• [WRITTEN TASK] Skipping all pictures, set down the lines of the listing from the first through the one with "from matplotlib.lines import Line2D".

• [DATASET SECTION]
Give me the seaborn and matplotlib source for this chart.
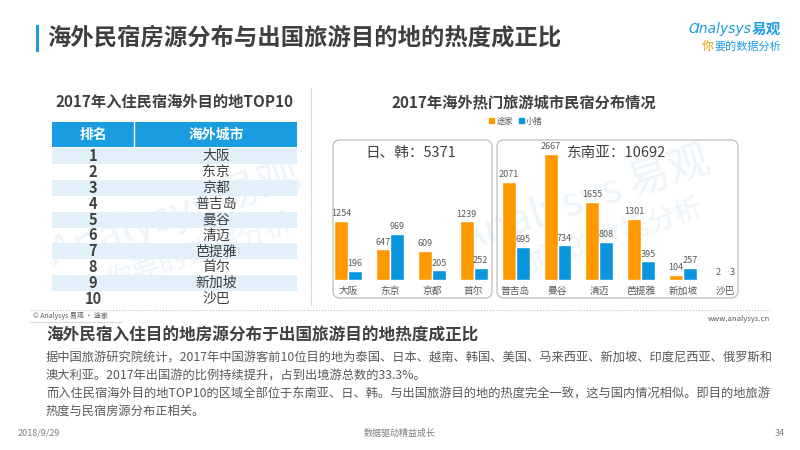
import matplotlib
matplotlib.use("Agg")
import matplotlib.pyplot as plt
import seaborn as sns
import pandas as pd
from matplotlib.patches import Rectangle, FancyBboxPatch
from matplotlib.lines import Line2D

# 数据
cities = ['大阪', '东京', '京都', '首尔', '普吉岛', '曼谷', '清迈', '芭提雅', '新加坡', '沙巴']
tujia = [1254, 647, 609, 1239, 2071, 2667, 1655, 1301, 104, 2]
xiaozhu = [196, 969, 205, 252, 695, 734, 808, 395, 257, 3]
platforms = ['途家', '小猪']
ranks = [str(i) for i in range(1, 11)]
top10 = ['大阪', '东京', '京都', '普吉岛', '曼谷', '清迈', '芭提雅', '首尔', '新加坡', '沙巴']
region_titles = ['日、韩：5371', '东南亚：10692']

ORANGE = '#FF9900'
BLUE = '#0A96DF'
DARK = '#404040'
GRAY = '#595959'

sns.set_style("white")
plt.rcParams['font.family'] = ['Noto Sans CJK SC', 'DejaVu Sans']

W, H = 800, 450
fig = plt.figure(figsize=(8, 4.5), dpi=100)


def fp(x, y):
    # 像素坐标 -> figure 坐标
    return x / W, 1 - y / H


def ip(x, y):
    # 像素坐标 -> 英寸 (dpi_scale_trans)
    return x / 100, (H - y) / 100


# 水印
for (wx, wy) in [(175, 215), (585, 200)]:
    fig.text(*fp(wx, wy), 'Analysys 易观', fontsize=30, color='#e2eff9', alpha=0.6,
             rotation=18, ha='center', va='center', zorder=-5)
    fig.text(*fp(wx + 25, wy + 38), '你要的数据分析', fontsize=20, color='#e2eff9', alpha=0.6,
             rotation=18, ha='center', va='center', zorder=-5)

# 标题
fig.add_artist(Rectangle(ip(36, 52), 0.025, 0.27, transform=fig.dpi_scale_trans,
                         color='#1a9ce0', lw=0))
fig.text(*fp(47, 38), '海外民宿房源分布与出国旅游目的地的热度成正比', fontsize=16.8,
         fontweight='bold', color='#3f3f3f', va='center', ha='left')

# logo
fig.text(*fp(752, 29), 'Ɑnalysys', fontsize=10, color='#1a9ce0', ha='right', va='center',
         style='italic', family=['DejaVu Sans'])
fig.text(*fp(781, 29), '易观', fontsize=10.5, color='#1a9ce0', ha='right', va='center',
         fontweight='bold')
fig.text(*fp(714, 46), '你', fontsize=8.5, color='#f39800', ha='right', va='center')
fig.text(*fp(781, 46), '要的数据分析', fontsize=8, color='#1a9ce0', ha='right', va='center')

# 小标题
fig.text(*fp(175, 102), '2017年入住民宿海外目的地TOP10', fontsize=11, fontweight='bold',
         color=DARK, ha='center', va='center')
fig.text(*fp(524, 102), '2017年海外热门旅游城市民宿分布情况', fontsize=11, fontweight='bold',
         color=DARK, ha='center', va='center')

# 分隔线
fig.add_artist(Line2D([311 / W, 311 / W], [1 - 88 / H, 1 - 305 / H], color='#d9d9d9', lw=0.8))

# 表格
t_left, t_right, t_split = 52, 297, 134
fig.add_artist(Rectangle(ip(t_left, 147), (t_right - t_left) / 100, 0.25,
                         transform=fig.dpi_scale_trans, color='#1a9ce0', lw=0))
fig.add_artist(Line2D([t_split / W] * 2, [1 - 122 / H, 1 - 147 / H], color='white', lw=1))
fig.text(*fp(93, 135), '排名', fontsize=10, fontweight='bold', color='white', ha='center', va='center')
fig.text(*fp(216, 135), '海外城市', fontsize=10, fontweight='bold', color='white', ha='center', va='center')
row_h = 15.9
for i, (r, c) in enumerate(zip(ranks, top10)):
    yc = 156 + row_h * i
    if i % 2 == 0:
        fig.add_artist(Rectangle(ip(t_left, yc + row_h / 2), (t_right - t_left) / 100, row_h / 100,
                                 transform=fig.dpi_scale_trans, color='#e2f0fa', lw=0, zorder=-1))
    fig.text(*fp(93, yc), r, fontsize=10.5, fontweight='bold', color=DARK, ha='center', va='center')
    fig.text(*fp(216, yc), c, fontsize=10, color=DARK, ha='center', va='center')

# 柱状图
df = pd.DataFrame({
    'city': cities * 2,
    'platform': [platforms[0]] * len(cities) + [platforms[1]] * len(cities),
    'value': tujia + xiaozhu,
})
step = 41.9
ax = fig.add_axes([(348 - step / 2) / W, 1 - 280 / H, step * 10 / W, 141.7 / H])
ax.patch.set_alpha(0)
sns.barplot(data=df, x='city', y='value', hue='platform', palette=[ORANGE, BLUE],
            width=0.667, gap=0, ax=ax, legend=False, saturation=1)
for cont in ax.containers:
    ax.bar_label(cont, padding=2, fontsize=6.5, color=GRAY)
ax.set_xlim(-0.5, 9.5)
ax.set_ylim(0, 3000)
ax.set_xlabel('')
ax.set_ylabel('')
ax.set_yticks([])
ax.tick_params(axis='x', length=0, pad=4, labelsize=7, labelcolor=GRAY)
sns.despine(ax=ax, left=True, bottom=True)
ax.axhline(0, color='#f2f2f2', lw=0.8, zorder=0)

# 圆角框
for (x0, x1), title, tx in zip([(333, 492), (497, 738)], region_titles, [411, 617]):
    box = FancyBboxPatch(ip(x0, 298), (x1 - x0) / 100, (298 - 140) / 100,
                         boxstyle='round,pad=0,rounding_size=0.07',
                         transform=fig.dpi_scale_trans, fill=False, ec='#bfbfbf', lw=0.9)
    fig.add_artist(box)
    fig.text(*fp(tx, 153), title, fontsize=10.5, color=DARK, ha='center', va='center')

# 图例
handles = [Rectangle((0, 0), 1, 1, color=ORANGE), Rectangle((0, 0), 1, 1, color=BLUE)]
fig.legend(handles, platforms, loc='center', bbox_to_anchor=fp(516, 121), ncol=2, frameon=False,
           fontsize=6, handlelength=0.6, handleheight=0.6, columnspacing=0.6, handletextpad=0.3,
           labelcolor=GRAY)

# 底部
fig.add_artist(Line2D([30 / W, 770 / W], [1 - 310 / H] * 2, color='#bfbfbf', lw=0.8, ls=':'))
fig.text(*fp(33, 316), '© Analysys 易观 · 途家', fontsize=5, color=GRAY, ha='left', va='center')
fig.text(*fp(770, 319), 'www.analysys.cn', fontsize=5.5, color=GRAY, ha='right', va='center')
fig.add_artist(Line2D([30 / W, 122 / W], [1 - 322 / H] * 2, color='#d9d9d9', lw=0.8))
fig.text(*fp(46, 336), '海外民宿入住目的地房源分布于出国旅游目的地热度成正比', fontsize=12,
         fontweight='bold', color=DARK, ha='left', va='center')
para = [
    '据中国旅游研究院统计，2017年中国游客前10位目的地为泰国、日本、越南、韩国、美国、马来西亚、新加坡、印度尼西亚、俄罗斯和',
    '澳大利亚。2017年出国游的比例持续提升，占到出境游总数的33.3%。',
    '而入住民宿海外目的地TOP10的区域全部位于东南亚、日、韩。与出国旅游目的地的热度完全一致，这与国内情况相似。即目的地旅游',
    '热度与民宿房源分布正相关。',
]
for i, line in enumerate(para):
    fig.text(*fp(46, 358 + 17.8 * i), line, fontsize=8.8, color=GRAY, ha='left', va='center')

fig.text(*fp(18, 433), '2018/9/29', fontsize=6.5, color='#7f7f7f', ha='left', va='center')
fig.text(*fp(400, 433), '数据驱动精益成长', fontsize=6.5, color='#7f7f7f', ha='center', va='center')
fig.text(*fp(785, 433), '34', fontsize=6.5, color='#7f7f7f', ha='right', va='center')

fig.savefig('out.png', dpi=100)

• [WRITTEN RESPONSE]
Give me the seaborn and matplotlib source for this chart.
import matplotlib
matplotlib.use("Agg")
import matplotlib.pyplot as plt
import seaborn as sns
import pandas as pd
from matplotlib.patches import Rectangle, FancyBboxPatch
from matplotlib.lines import Line2D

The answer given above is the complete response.